Although Union home minister Amit Shah and the BJP’s general-secretary (organisation), B.L. Santosh, asked the state unit to go ahead with the preparation of its list of candidates, a parallel file of names will be drawn up by the agency. Both the lists will be consulted before the candidates are finalised.

“We were asked to set up election committees in all wards of every civic body. That will be completed by Thursday,” said a Bengal BJP leader.

“These panels will each prepare a list of potential candidates, which will be sent to the district committees. The lists will then be forwarded to the state headquarters,” he said, adding that all those efforts could be in vain if the names did not match those of the agency.

Several state BJP office-bearers still recall a “dreadful” evening last year when they had met Shah — who was the BJP national president then — to finalise the list of candidates for the Lok Sabha polls. Many of the names suggested for the 42 seats in Bengal were rejected outright as Shah proposed new candidates on the basis of the survey. The new names had not even been considered by the state leadership.

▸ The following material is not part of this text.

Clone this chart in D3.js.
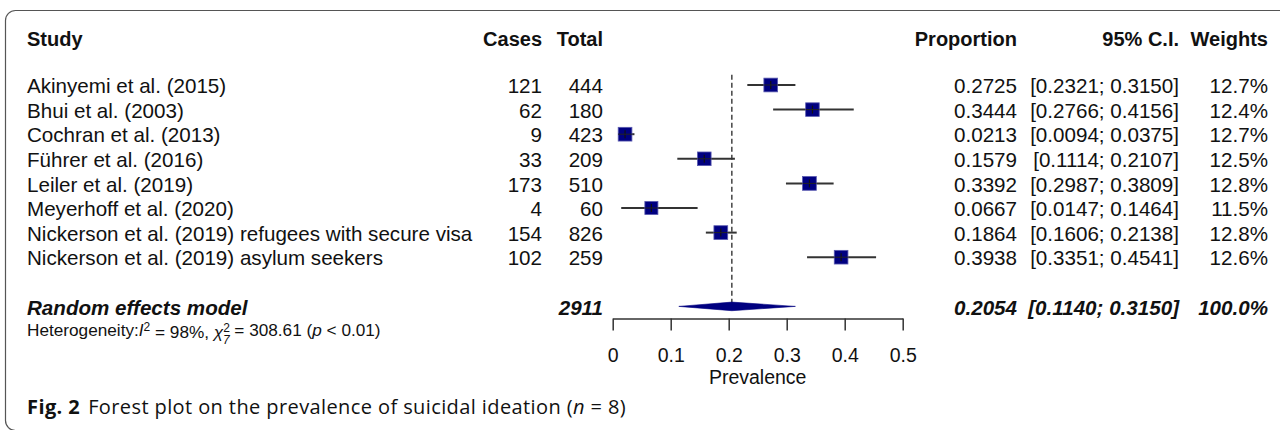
<!DOCTYPE html>
<html>
<head>
<meta charset="utf-8">
<script src="https://cdn.jsdelivr.net/npm/d3@7"></script>
<style>
  body { margin: 0; background: #fff; }
  svg text { font-family: "Liberation Sans", Arial, sans-serif; fill: #111; }
  svg text.caption { font-family: "Open Sans", sans-serif; }
</style>
</head>
<body>
<div id="forest"></div>
<script>
// Study data
const studies = [
    "Akinyemi et al. (2015)",
    "Bhui et al. (2003)",
    "Cochran et al. (2013)",
    "Führer et al. (2016)",
    "Leiler et al. (2019)",
    "Meyerhoff et al. (2020)",
    "Nickerson et al. (2019) refugees with secure visa",
    "Nickerson et al. (2019) asylum seekers"
];
const cases = [121, 62, 9, 33, 173, 4, 154, 102];
const totals = [444, 180, 423, 209, 510, 60, 826, 259];
const proportions = [0.2725, 0.3444, 0.0213, 0.1579, 0.3392, 0.0667, 0.1864, 0.3938];
const ciLower = [0.2321, 0.2766, 0.0094, 0.1114, 0.2987, 0.0147, 0.1606, 0.3351];
const ciUpper = [0.3150, 0.4156, 0.0375, 0.2107, 0.3809, 0.1464, 0.2138, 0.4541];
const weights = [12.7, 12.4, 12.7, 12.5, 12.8, 11.5, 12.8, 12.6];

// Random effects summary
const pooledTotal = 2911;
const pooledEstimate = 0.2054;
const pooledLower = 0.1140;
const pooledUpper = 0.3150;
const pooledWeight = 100.0;

const xTicks = [0, 0.1, 0.2, 0.3, 0.4, 0.5];

const width = 1280, height = 430;

const svg = d3.select("#forest")
    .append("svg")
    .attr("width", width)
    .attr("height", height);

// frame around the figure (only top/left visible)
svg.append("rect")
    .attr("x", 5.5)
    .attr("y", 10.5)
    .attr("width", 1300)
    .attr("height", 420)
    .attr("rx", 10)
    .attr("fill", "none")
    .attr("stroke", "#555")
    .attr("stroke-width", 1.2);

// scales
const x = d3.scaleLinear().domain([0, 0.5]).range([612.7, 902.7]);
const row = d3.scaleLinear().domain([0, 1]).range([85, 109.6]); // row index -> y centre

const f4 = d3.format(".4f");
const colStudy = 27, colCases = 542, colTotal = 603, colProp = 1017, colCI = 1179, colWeight = 1268;
const fs = 20.6;
const tdy = "0.4em";

// header
const header = svg.append("g").attr("font-weight", "bold").attr("font-size", 20);
const hy = 38;
header.append("text").attr("x", colStudy).attr("y", hy).attr("dy", tdy).text("Study");
header.append("text").attr("x", colCases).attr("y", hy).attr("dy", tdy).attr("text-anchor", "end").text("Cases");
header.append("text").attr("x", colTotal).attr("y", hy).attr("dy", tdy).attr("text-anchor", "end").text("Total");
header.append("text").attr("x", colProp).attr("y", hy).attr("dy", tdy).attr("text-anchor", "end").text("Proportion");
header.append("text").attr("x", colCI).attr("y", hy).attr("dy", tdy).attr("text-anchor", "end").text("95% C.I.");
header.append("text").attr("x", colWeight).attr("y", hy).attr("dy", tdy).attr("text-anchor", "end").text("Weights");

// study rows (text columns)
const rows = svg.append("g").attr("font-size", fs)
    .selectAll("g")
    .data(studies)
    .join("g")
    .attr("transform", (d, i) => `translate(0,${row(i)})`);

rows.append("text").attr("x", colStudy).attr("dy", tdy).text(d => d);
rows.append("text").attr("x", colCases).attr("dy", tdy).attr("text-anchor", "end").text((d, i) => cases[i]);
rows.append("text").attr("x", colTotal).attr("dy", tdy).attr("text-anchor", "end").text((d, i) => totals[i]);
rows.append("text").attr("x", colProp).attr("dy", tdy).attr("text-anchor", "end").text((d, i) => f4(proportions[i]));
rows.append("text").attr("x", colCI).attr("dy", tdy).attr("text-anchor", "end")
    .text((d, i) => `[${f4(ciLower[i])}; ${f4(ciUpper[i])}]`);
rows.append("text").attr("x", colWeight).attr("dy", tdy).attr("text-anchor", "end")
    .text((d, i) => weights[i].toFixed(1) + "%");

// pooled row
const pooledRow = 9;
const py = row(pooledRow);
const pooled = svg.append("g").attr("font-size", fs).attr("font-weight", "bold").attr("font-style", "italic");
pooled.append("text").attr("x", colStudy).attr("y", py).attr("dy", tdy).text("Random effects model");
pooled.append("text").attr("x", colTotal).attr("y", py).attr("dy", tdy).attr("text-anchor", "end").text(pooledTotal);
pooled.append("text").attr("x", colProp).attr("y", py).attr("dy", tdy).attr("text-anchor", "end").text(f4(pooledEstimate));
pooled.append("text").attr("x", colCI).attr("y", py).attr("dy", tdy).attr("text-anchor", "end")
    .text(`[${f4(pooledLower)}; ${f4(pooledUpper)}]`);
pooled.append("text").attr("x", colWeight).attr("y", py).attr("dy", tdy).attr("text-anchor", "end")
    .text(pooledWeight.toFixed(1) + "%");

// heterogeneity line
const het = svg.append("text").attr("x", colStudy).attr("y", row(10) - 1).attr("dy", "0.35em").attr("font-size", 17.2);
het.append("tspan").text("Heterogeneity:");
het.append("tspan").attr("font-style", "italic").text("I");
het.append("tspan").attr("font-size", 12).attr("dy", "-0.45em").text("2");
het.append("tspan").attr("dy", "0.45em").text(" = 98%, ");
het.append("tspan").attr("font-style", "italic").text("χ");
het.append("tspan").attr("font-size", 12).attr("dy", "-0.5em").text("2");
het.append("tspan").attr("font-size", 12).attr("dx", -7).attr("dy", "1.0em").attr("font-style", "italic").text("7");
het.append("tspan").attr("dy", "-0.5em").text(" = 308.61 (");
het.append("tspan").attr("font-style", "italic").text("p");
het.append("tspan").text(" < 0.01)");

// dashed line at pooled estimate
svg.append("line")
    .attr("x1", x(pooledEstimate)).attr("x2", x(pooledEstimate))
    .attr("y1", row(-0.42)).attr("y2", py - 4)
    .attr("stroke", "#444")
    .attr("stroke-width", 1.5)
    .attr("stroke-dasharray", "5,3");

// CI lines
const marks = svg.append("g");
marks.selectAll("line.ci")
    .data(studies)
    .join("line")
    .attr("class", "ci")
    .attr("x1", (d, i) => x(ciLower[i]))
    .attr("x2", (d, i) => x(ciUpper[i]))
    .attr("y1", (d, i) => row(i))
    .attr("y2", (d, i) => row(i))
    .attr("stroke", "#333")
    .attr("stroke-width", 2);

// squares, area proportional to weight
const side = w => 3.85 * Math.sqrt(w);
marks.selectAll("rect.sq")
    .data(studies)
    .join("rect")
    .attr("class", "sq")
    .attr("x", (d, i) => x(proportions[i]) - side(weights[i]) / 2)
    .attr("y", (d, i) => row(i) - side(weights[i]) / 2)
    .attr("width", (d, i) => side(weights[i]))
    .attr("height", (d, i) => side(weights[i]))
    .attr("fill", "#000080")
    .attr("stroke", "#5a5ab0")
    .attr("stroke-width", 0.8);

// small estimate tick inside square
marks.selectAll("line.est")
    .data(studies)
    .join("line")
    .attr("class", "est")
    .attr("x1", (d, i) => x(proportions[i]))
    .attr("x2", (d, i) => x(proportions[i]))
    .attr("y1", (d, i) => row(i) - 4)
    .attr("y2", (d, i) => row(i) + 4)
    .attr("stroke", "#111")
    .attr("stroke-width", 1.2);
marks.selectAll("line.ci2")
    .data(studies)
    .join("line")
    .attr("class", "ci2")
    .attr("x1", (d, i) => x(proportions[i]) - side(weights[i]) / 2)
    .attr("x2", (d, i) => x(proportions[i]) + side(weights[i]) / 2)
    .attr("y1", (d, i) => row(i))
    .attr("y2", (d, i) => row(i))
    .attr("stroke", "#222")
    .attr("stroke-width", 1);

// pooled diamond
const dh = 4.3;
svg.append("path")
    .attr("d", `M${x(pooledLower)},${py} L${x(pooledEstimate)},${py - dh} L${x(pooledUpper)},${py} L${x(pooledEstimate)},${py + dh} Z`)
    .attr("fill", "#000080")
    .attr("stroke", "#000080")
    .attr("stroke-width", 0.6);

// x axis
const axisY = 318.5;
const axis = svg.append("g")
    .attr("transform", `translate(0,${axisY})`)
    .call(d3.axisBottom(x).tickValues(xTicks).tickFormat(d => d === 0 ? "0" : d3.format(".1f")(d))
        .tickSize(12).tickSizeOuter(0).tickPadding(18));
axis.select(".domain").attr("stroke", "#333").attr("stroke-width", 1.5);
axis.selectAll(".tick line").attr("stroke", "#333").attr("stroke-width", 1.5);
axis.selectAll(".tick text")
    .attr("font-size", 19.5)
    .attr("font-family", "Liberation Sans, Arial, sans-serif")
    .attr("fill", "#111");

svg.append("text")
    .attr("x", x(0.25))
    .attr("y", 377)
    .attr("dy", "0.35em")
    .attr("text-anchor", "middle")
    .attr("font-size", 19.5)
    .text("Prevalence");

// caption
const cap = svg.append("text")
    .attr("class", "caption")
    .attr("x", colStudy)
    .attr("y", 407)
    .attr("dy", "0.35em")
    .attr("font-size", 20)
    .attr("letter-spacing", 0.4)
    .attr("fill", "#222");
cap.append("tspan").attr("font-weight", "bold").text("Fig. 2");
cap.append("tspan").attr("dx", 8).text("Forest plot on the prevalence of suicidal ideation (");
cap.append("tspan").attr("font-style", "italic").text("n");
cap.append("tspan").text(" = 8)");
</script>
</body>
</html>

“Several names were dropped, new names were added. Many candidates, although selected, were shifted to other constituencies. Everything was attributed to the agency and its survey. Their winnability assessment was deemed supreme,” said a source.

“At the end, most of the 18 seats won by the party in Bengal turned out be those suggested by the survey, which were finalised by Shah,” he added.

Several sections in the state BJP said the central leadership was also aware that with over 5,000 civic seats this time, the party would struggle to find suitable candidates for all of them.

“At the moment, we do not have over 5,000 people whom we can readily field for civic polls,” said a state BJP functionary.

“In elections to local bodies, people often make voting decisions on the basis of how they feel about the candidate and not the party. We still need to find enough people who are liked and respected in their respective wards,” he said, adding that Santosh had at a meeting on Sunday stressed the need to find familiar faces in the wards.